The past few posts have focused on the potential role of diplomacy in addressing the complex challenges of counterinsurgency.
Can non-violent approaches to conflict resolution make a difference?
Yes, but it is unlikely that contribution cannot be fully realized under present circumstances.
It is not just that the diplomatic business model has not responded adequately to the challenges of globalization – it hasn’t – or that foreign ministries are underfunded, hierarchic and risk-averse – they are. These features compound the problem, but it is the particular difficulties in the field that define it.
When political officers and aid workers have to spend much of their time cooped up inside heavily guarded compounds or within the premises of provincial reconstruction teams (PRTs), they can’t engender the legitimacy and credibility required for successful cooperation.
Similarly, diplomatic best practices do not typically include by rolling up for a meeting in an intimidating armoured column, or visiting an important contact in the company of a close protection squad.
In other words, if diplomacy and development activities are framed within a set of mission parameters dominated by the defence component, they will be unable to deliver the results required. Moreover, if foreign troops are seen by the local population to have taken sides in a civil war, or are perceived as an occupying force rather than as liberators, then at a certain point their sheer presence – and in some cases that of their unarmed countrymen – can become an issue.
This combination produces a pernicious form of double jeopardy, with the effect of exacerbating rather than resolving underlying problems.
In treating conflicts based on cultural, religious, clan, tribal or ethnic differences, the use of force is unlikely to prove the best option. A reliance upon impregnable bases, air power and high-tech weaponry may reduce infantry casualties, but it also tends to increase “collateral,” or unintended damage, which fuels feelings of humiliation and resentment and contributes to the intensification of a broader backlash. When a Predator drone fires on a wedding party, or a taxi driver gets shot for failing to stop when a NATO convoy passes, confidence, trust and respect are quickly replaced by anger and a desire for retribution.
If you fight your enemy where they live, then any victory, especially in the absence of a massive, long-term occupation and immediate, broad-spectrum reconstruction, will be Phyrric. If you happen to be deployed abroad as what one author has referred to as an “imperial grunt” then you are likely to find yourself in the country of your opponent’s birth, unable to easily distinguish between friend and foe. In wars amongst the people, the enemy lives there, speaks the language, and is steeped in the culture. As long as the conditions which gave rise to the insurrection persist, the insurgents will have access to an inexhaustible source of new recruits. They will always have better intelligence, and can’t be driven out because they have nowhere else to go.
Western militaries rarely lose battles against an irregular opposition, but that does not mean winning wars.
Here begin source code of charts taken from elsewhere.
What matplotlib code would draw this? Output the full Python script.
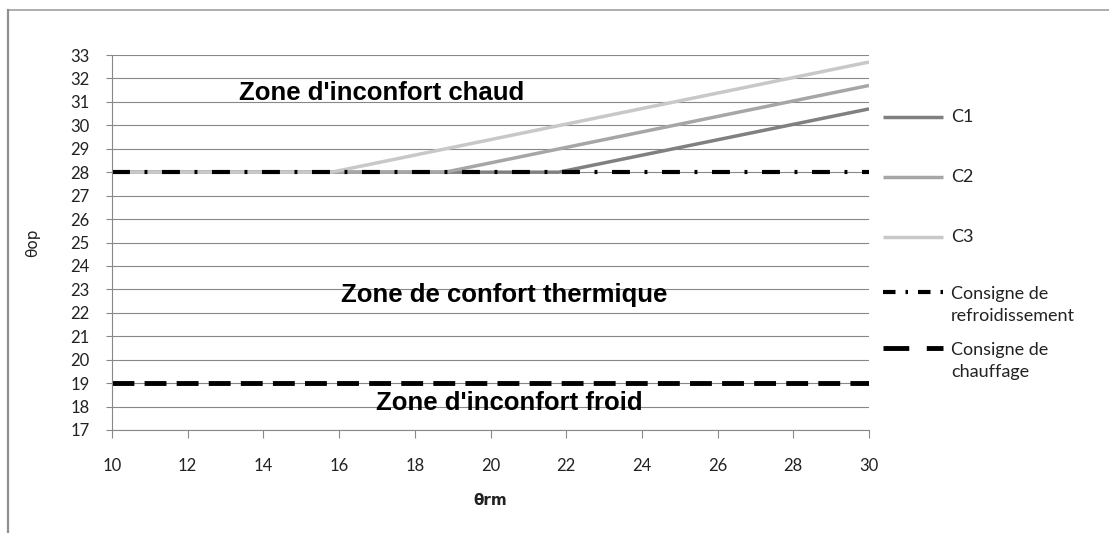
import matplotlib.pyplot as plt
from matplotlib.lines import Line2D

# Chart data
theta_rm_c1 = [10, 21.8, 30]
theta_op_c1 = [28, 28, 30.7]
theta_rm_c2 = [10, 18.8, 30]
theta_op_c2 = [28, 28, 31.7]
theta_rm_c3 = [10, 15.8, 30]
theta_op_c3 = [28, 28, 32.7]
setpoint_x = [10, 30]
cooling_setpoint = [28, 28]
heating_setpoint = [19, 19]

x_ticks = list(range(10, 31, 2))
y_ticks = list(range(17, 34))

zones = [("Zone d'inconfort chaud", 17.13, 31.08),
         ("Zone de confort thermique", 20.36, 22.46),
         ("Zone d'inconfort froid", 20.49, 17.85)]

series_labels = ['C1', 'C2', 'C3', 'Consigne de\nrefroidissement', 'Consigne de\nchauffage']
series_colors = ['#808080', '#a6a6a6', '#c8c8c8', 'black', 'black']

tick_font = ['Lato', 'DejaVu Sans']
zone_font = 'Liberation Sans'

W, H = 1109, 533
fig = plt.figure(figsize=(W / 100, H / 100), dpi=100)
ax = fig.add_axes([112 / W, 1 - 430 / H, (869 - 112) / W, (430 - 55) / H])

cool_dash = (0, (4.3, 3.5, 0.7, 3.5))
heat_dash = (0, (4.5, 2.1))

ax.plot(theta_rm_c1, theta_op_c1, color=series_colors[0], lw=2.5, solid_capstyle='butt')
ax.plot(theta_rm_c2, theta_op_c2, color=series_colors[1], lw=2.5, solid_capstyle='butt')
ax.plot(theta_rm_c3, theta_op_c3, color=series_colors[2], lw=2.5, solid_capstyle='butt')
ax.plot(setpoint_x, cooling_setpoint, color='black', lw=3, linestyle=cool_dash)
ax.plot(setpoint_x, heating_setpoint, color='black', lw=3.5, linestyle=heat_dash)

ax.set_xlim(10, 30)
ax.set_ylim(17, 33)
ax.set_xticks(x_ticks)
ax.set_yticks(y_ticks)
ax.grid(axis='y', color='#888888', lw=0.8)
ax.set_axisbelow(True)

for side in ['top', 'right']:
    ax.spines[side].set_visible(False)
for side in ['left', 'bottom']:
    ax.spines[side].set_color('#888888')
    ax.spines[side].set_linewidth(0.8)

ax.tick_params(axis='x', direction='out', length=6, width=0.8, color='#888888',
               pad=14, labelsize=12, labelcolor='#222222')
ax.tick_params(axis='y', direction='out', length=4, width=0.8, color='#888888',
               pad=12, labelsize=12, labelcolor='#222222')
for lab in ax.get_xticklabels() + ax.get_yticklabels():
    lab.set_fontfamily(tick_font)

ax.set_xlabel('θrm', fontfamily='DejaVu Sans', fontsize=11, fontweight='bold',
              labelpad=14, color='#222222')
ax.set_ylabel('θop', fontfamily='DejaVu Sans', fontsize=11,
              labelpad=22, color='#222222')

for txt, x, y in zones:
    ax.text(x, y, txt, ha='center', va='baseline', fontsize=18.5,
            fontweight='bold', fontfamily=zone_font, color='black')

# legend drawn by hand so handles line up with the first text line
leg_rows = [117, 177, 237, 292, 348]
leg_styles = [('-', 2.5), ('-', 2.5), ('-', 2.5),
              ((0, (3.0, 2.4, 0.6, 2.4)), 3), ((0, (5.3, 3.6)), 3.5)]
for label, color, (ls, lw), y in zip(series_labels, series_colors, leg_styles, leg_rows):
    fy = 1 - y / H
    fig.add_artist(Line2D([883 / W, 943 / W], [fy, fy], color=color, lw=lw,
                          linestyle=ls, solid_capstyle='butt'))
    if '\n' in label:
        fy -= 13 / H  # centre between the two text lines
    fig.text(951 / W, fy, label, ha='left', va='center',
             fontsize=13, fontfamily=tick_font, color='#222222',
             linespacing=1.45, transform=fig.transFigure)

# outer chart frame (only top and left visible in the crop)
fig.add_artist(Line2D([8 / W, 1], [1 - 10 / H, 1 - 10 / H], color='#a0a0a0', lw=1.2))
fig.add_artist(Line2D([8 / W, 8 / W], [0, 1 - 10 / H], color='#909090', lw=1.6))

fig.savefig('out.png', dpi=100)
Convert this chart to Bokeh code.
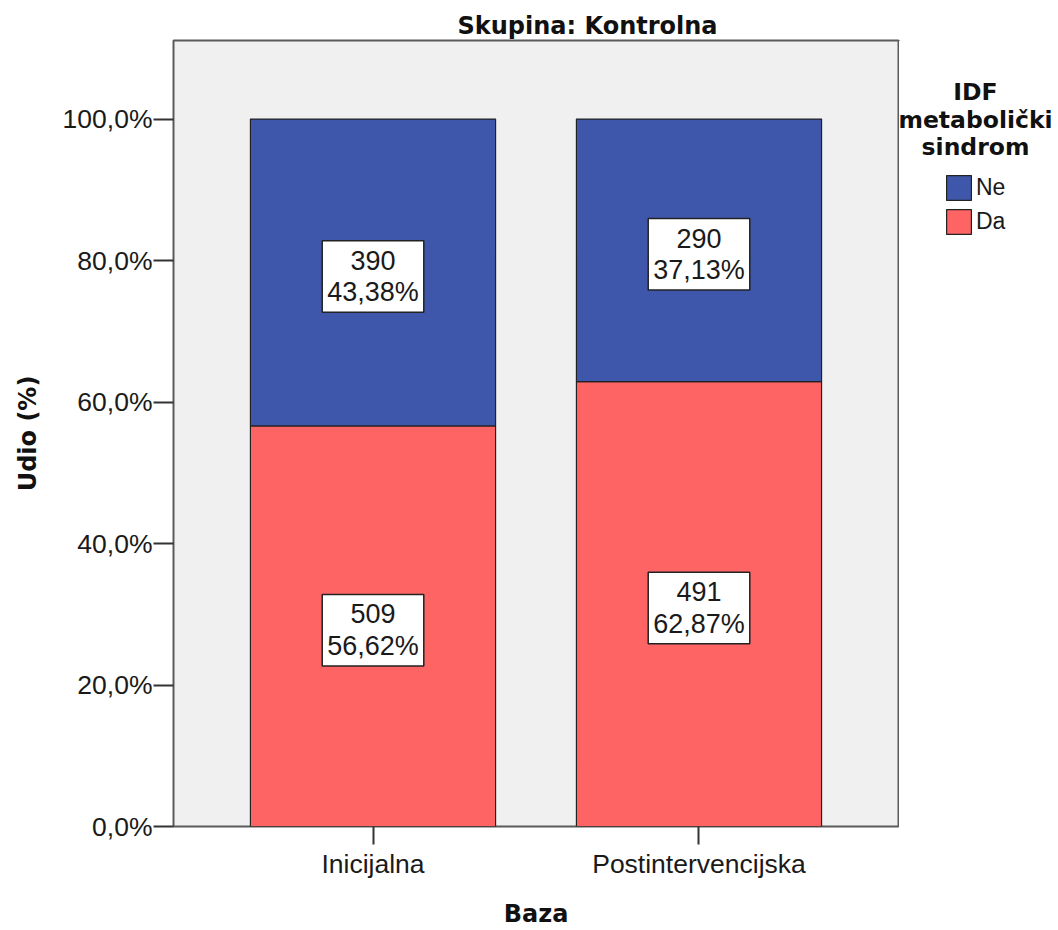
from bokeh.plotting import figure
from bokeh.models import (Range1d, FactorRange, FixedTicker, ColumnDataSource, Label,
                          Legend, LegendItem)
from bokeh.layouts import row
from bokeh.embed import file_html
from bokeh.resources import INLINE

# ---- data ----
categories = ["Inicijalna", "Postintervencijska"]
series_names = ["Ne", "Da"]
da_counts = [509, 491]
ne_counts = [390, 290]
da_pct = [56.62, 62.87]
ne_pct = [43.38, 37.13]
y_ticks = [0, 20, 40, 60, 80, 100]
y_tick_labels = ["0,0%", "20,0%", "40,0%", "60,0%", "80,0%", "100,0%"]
title_text = "Skupina: Kontrolna"
legend_title_lines = ["IDF", "metabolički", "sindrom"]

BLUE = "#3e57ab"
RED = "#ff6464"
EDGE = "#222222"
REG = "Liberation Sans"
BOLD = "DejaVu Sans"

da_top = da_pct
ne_bottom = da_pct
ne_top = [a + b for a, b in zip(da_pct, ne_pct)]

# ---------------- main chart ----------------
p = figure(width=899, height=930, output_backend="svg", toolbar_location=None,
           x_range=FactorRange(*categories, range_padding=0.112,
                               range_padding_units="absolute"),
           y_range=Range1d(0, 111.1),
           min_border_left=173, min_border_right=1, min_border_top=40,
           min_border_bottom=102)
p.background_fill_color = "#f0f0f0"
p.border_fill_color = "white"
p.outline_line_color = "#5a5a5a"
p.outline_line_width = 2
p.xgrid.visible = False
p.ygrid.visible = False

src = ColumnDataSource(dict(x=categories, da_top=da_top, ne_bottom=ne_bottom, ne_top=ne_top))
r_da = p.vbar(x="x", bottom=0, top="da_top", width=0.752, source=src,
              fill_color=RED, line_color=EDGE, line_width=1.2)
r_ne = p.vbar(x="x", bottom="ne_bottom", top="ne_top", width=0.752, source=src,
              fill_color=BLUE, line_color=EDGE, line_width=1.2)

def fmt(c, v):
    return f"{c}\n{v:.2f}%".replace(".", ",")

for i, cat in enumerate(categories):
    for mid, txt in ((da_top[i] / 2, fmt(da_counts[i], da_pct[i])),
                     ((ne_bottom[i] + ne_top[i]) / 2, fmt(ne_counts[i], ne_pct[i]))):
        p.add_layout(Label(x=i + 0.5, y=mid, y_offset=-4, text=txt, text_align="center",
                           text_baseline="middle", text_font=REG,
                           text_font_size="27px", text_color="#1a1a1a",
                           text_line_height=1.05,
                           background_fill_color="white", border_line_color=EDGE,
                           border_line_width=1.5, padding=5))

# axes
p.yaxis.ticker = FixedTicker(ticks=y_ticks)
p.yaxis.major_label_overrides = {t: l for t, l in zip(y_ticks, y_tick_labels)}
for ax in (p.xaxis[0], p.yaxis[0]):
    ax.axis_line_color = None
    ax.minor_tick_line_color = None
    ax.major_tick_in = 0
    ax.major_tick_line_color = "#333333"
    ax.major_tick_line_width = 2
    ax.major_label_text_font = REG
    ax.major_label_text_font_size = "26.5px"
    ax.major_label_text_color = "#1a1a1a"
    ax.axis_label_text_font = BOLD
    ax.axis_label_text_font_style = "bold"
    ax.axis_label_text_font_size = "24px"
    ax.axis_label_text_color = "#111111"
p.yaxis.major_tick_out = 20
p.xaxis.major_tick_out = 18
p.yaxis.major_label_standoff = 1
p.xaxis.major_label_standoff = 4
p.yaxis.axis_label = "Udio (%)"
p.xaxis.axis_label = "Baza"
p.yaxis.axis_label_standoff = 18
p.xaxis.axis_label_standoff = 18

# title
p.title.text = title_text
p.title.align = "left"
p.title.offset = 284
p.title.standoff = 2
p.title.text_font = BOLD
p.title.text_font_style = "bold"
p.title.text_font_size = "24px"
p.title.text_color = "#111111"

# ---------------- legend panel (frame aligned with main frame: 40..828 px) ----------------
lf = figure(width=159, height=930, output_backend="svg", toolbar_location=None,
            x_range=Range1d(899, 1058), y_range=Range1d(828, 40),
            x_axis_location=None, y_axis_location=None,
            min_border=0, min_border_left=0, min_border_right=0,
            min_border_top=40, min_border_bottom=102)
lf.outline_line_color = None
lf.background_fill_color = "white"
lf.border_fill_color = "white"
lf.xgrid.visible = False
lf.ygrid.visible = False

for line, yv in zip(legend_title_lines, [92, 120, 147]):
    lf.add_layout(Label(x=975, y=yv, text=line, text_align="center",
                        text_baseline="alphabetic", text_font=BOLD,
                        text_font_style="bold", text_font_size="23.5px",
                        text_color="#111111"))

# legend proxies (lie outside the visible range of this panel)
proxy = ColumnDataSource(dict(x=[0], top=[0]))
l_ne = lf.vbar(x="x", top="top", width=1, source=proxy,
               fill_color=BLUE, line_color=EDGE, line_width=1.2)
l_da = lf.vbar(x="x", top="top", width=1, source=proxy,
               fill_color=RED, line_color=EDGE, line_width=1.2)

legend = Legend(items=[LegendItem(label=series_names[0], renderers=[l_ne]),
                       LegendItem(label=series_names[1], renderers=[l_da])],
                location=(44, 589), padding=0, margin=0, spacing=3,
                glyph_width=31, glyph_height=31, label_height=31,
                label_standoff=2, label_text_font=REG, label_text_font_size="23px",
                label_text_color="#1a1a1a", border_line_color=None,
                background_fill_alpha=0)
lf.add_layout(legend)

layout = row(p, lf)
open("out.html", "w").write(file_html(layout, INLINE))
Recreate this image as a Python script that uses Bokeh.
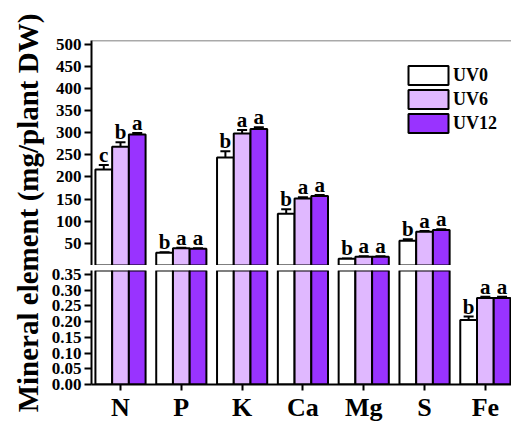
import numpy as np
from bokeh.plotting import figure
from bokeh.models import (ColumnDataSource, Range1d, FixedTicker, Whisker, TeeHead,
                          Span, Legend, LegendItem, PrintfTickFormatter, Label)
from bokeh.layouts import row, column
from bokeh.transform import dodge
from bokeh.core.properties import value
from bokeh.embed import file_html
from bokeh.resources import INLINE

# ---------------- data ----------------
elements = ["N", "P", "K", "Ca", "Mg", "S", "Fe"]
series = ["UV0", "UV6", "UV12"]
uv0 = [217, 29, 244, 117, 15, 56, 0.205]
uv6 = [268, 39, 298, 151, 20, 76, 0.275]
uv12 = [296, 38, 308, 157, 20, 80, 0.275]
err0 = [10, 1, 14, 10, 1, 3, 0.011]
err6 = [10, 1, 8, 3, 1, 2, 0.004]
err12 = [3, 1, 4, 2, 1, 2, 0.004]
let0 = ["c", "b", "b", "b", "b", "b", "b"]
let6 = ["b", "a", "a", "a", "a", "a", "a"]
let12 = ["a", "a", "a", "a", "a", "a", "a"]
upper_ticks = [50, 100, 150, 200, 250, 300, 350, 400, 450, 500]
lower_ticks = [0.0, 0.05, 0.10, 0.15, 0.20, 0.25, 0.30, 0.35]
ylabel = "Mineral element (mg/plant DW)"

# ---------------- style ----------------
FONT = "Liberation Serif"
colors = ["#FFFFFF", "#E0B8FF", "#9933FF"]
BW = 0.275
offsets = [-BW, 0.0, BW]
x_pos = list(range(1, len(elements) + 1))
upper_idx = [0, 1, 2, 3, 4, 5]   # elements shown on the upper (mg) segment
lower_idx = [6]                  # elements whose values live on the lower segment

vals = [uv0, uv6, uv12]
errs = [err0, err6, err12]
lets = [let0, let6, let12]


def src(k, idx):
    return ColumnDataSource(dict(
        x=[x_pos[i] for i in idx],
        top=[vals[k][i] for i in idx],
        lower=[vals[k][i] - errs[k][i] for i in idx],
        upper=[vals[k][i] + errs[k][i] for i in idx],
        letter=[lets[k][i] for i in idx],
    ))


def style_axes(p):
    for ax in p.axis:
        ax.axis_line_width = 2
        ax.axis_line_color = "black"
        ax.major_tick_line_width = 2
        ax.major_tick_line_color = "black"
        ax.major_tick_in = 0
        ax.minor_tick_line_color = None
        ax.major_label_text_font = FONT
        ax.major_label_text_font_style = "bold"
        ax.major_label_text_color = "black"
    p.grid.visible = False
    p.outline_line_color = None


x_range = Range1d(0.523, 7.43)

# ---------------- upper segment ----------------
top = figure(width=464, height=265, x_range=x_range, y_range=Range1d(0, 508),
             output_backend="svg", toolbar_location=None, x_axis_location=None,
             min_border_left=44, min_border_right=0, min_border_top=40, min_border_bottom=0)

# ---------------- lower segment ----------------
bot = figure(width=464, height=159, x_range=x_range, y_range=Range1d(0, 0.3626),
             output_backend="svg", toolbar_location=None,
             min_border_left=44, min_border_right=0, min_border_top=5, min_border_bottom=39)

renderers = []
for k in range(3):
    for p, idx in ((top, upper_idx), (bot, list(range(len(elements))))):
        s = src(k, idx)
        xs = dodge("x", offsets[k], range=p.x_range)
        r = p.vbar(x=xs, top="top", bottom=0, width=BW, source=s,
                   fill_color=colors[k], line_color="black", line_width=2)
        if p is top:
            renderers.append(r)
    # error bars + letters
    for p, idx in ((top, upper_idx), (bot, lower_idx)):
        s = src(k, idx)
        xs = dodge("x", offsets[k], range=p.x_range)
        w = Whisker(base=xs, lower="lower", upper="upper", source=s,
                    line_width=2, line_color="black",
                    upper_head=TeeHead(size=10, line_width=2, line_color="black"),
                    lower_head=TeeHead(size=10, line_width=2, line_color="black"))
        p.add_layout(w)
        p.text(x=xs, y="upper", text="letter", source=s, text_align="center",
               text_baseline="alphabetic", y_offset=-10, text_font=value(FONT),
               text_font_style="bold", text_font_size="21px", text_color="black")

style_axes(top)
top.yaxis.ticker = FixedTicker(ticks=upper_ticks)
top.yaxis.major_tick_out = 7
top.yaxis.major_label_standoff = 3
top.yaxis.major_label_text_font_size = "17px"
top.add_layout(Span(location=508, dimension="width", line_color="#555555", line_width=1.5))

legend = Legend(items=[LegendItem(label=series[k], renderers=[renderers[k]]) for k in range(3)],
                location=(312, 130), padding=0, margin=0, spacing=0,
                glyph_width=50, glyph_height=24, label_standoff=0,
                border_line_color=None, background_fill_alpha=0,
                label_text_font=FONT, label_text_font_style="bold",
                label_text_font_size="18px", label_text_color="black")
top.add_layout(legend)

style_axes(bot)
bot.yaxis.ticker = FixedTicker(ticks=lower_ticks)
bot.yaxis.formatter = PrintfTickFormatter(format="%.2f")
bot.yaxis.major_tick_out = 7
bot.yaxis.major_label_standoff = 3
bot.yaxis.major_label_text_font_size = "17px"
bot.xaxis.ticker = FixedTicker(ticks=x_pos)
bot.xaxis.major_label_overrides = {x: e for x, e in zip(x_pos, elements)}
bot.xaxis.major_tick_out = 6
bot.xaxis.major_label_standoff = 2
bot.xaxis.major_label_text_font_size = "26px"

# ---------------- y label ----------------
lab = figure(width=47, height=424, x_range=Range1d(0, 47), y_range=Range1d(0, 424),
             output_backend="svg", toolbar_location=None, min_border=0,
             x_axis_location=None, y_axis_location=None)
lab.grid.visible = False
lab.outline_line_color = None
lab.add_layout(Label(x=27, y=211.5, x_units="screen", y_units="screen", text=ylabel,
                     angle=np.pi / 2, text_align="center", text_baseline="alphabetic",
                     text_font=FONT, text_font_style="bold", text_font_size="29px",
                     text_color="black"))

layout = row(lab, column(top, bot))
open("out.html", "w").write(file_html(layout, INLINE))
As the years grind on, the home grown resistance will almost certainly outlast the will of the outsiders, waiting until the accumulation of casualties produces a political crisis at home and the foreign forces are forced to withdraw.
Such observations may help to account for ISAF’s ongoing difficulties in making appreciable headway in Afghanistan after almost a decade in theatre. But most of these arguments could have been advanced just as convincingly in 1969, when the military victory over the Viet Cong and North Vietnamese in the wake of the Tet Offensive accelerated political defeat on the home front by giving lie to claims that progress was being made.
Armed force is both too sharp and too dull an international policy instrument to be relied upon in addressing the vexing problems of the globalization age. If, as a last resort, military action is absolutely necessary, then it must be conducted discriminately, and as an integral part of an over-arching strategic framework grounded firmly in a deep understanding of local conditions and long term development challenges.
Otherwise, it’s blowback, redux.
If given the chance, political officers, and perhaps especially those attuned to the ways of guerrilla diplomacy, could contribute materially to generating that kind of understanding. But to succeed, the diplomats will require not only adequate resources, but also a place in the mainstream, rather than the margins of contemporary thinking about international security.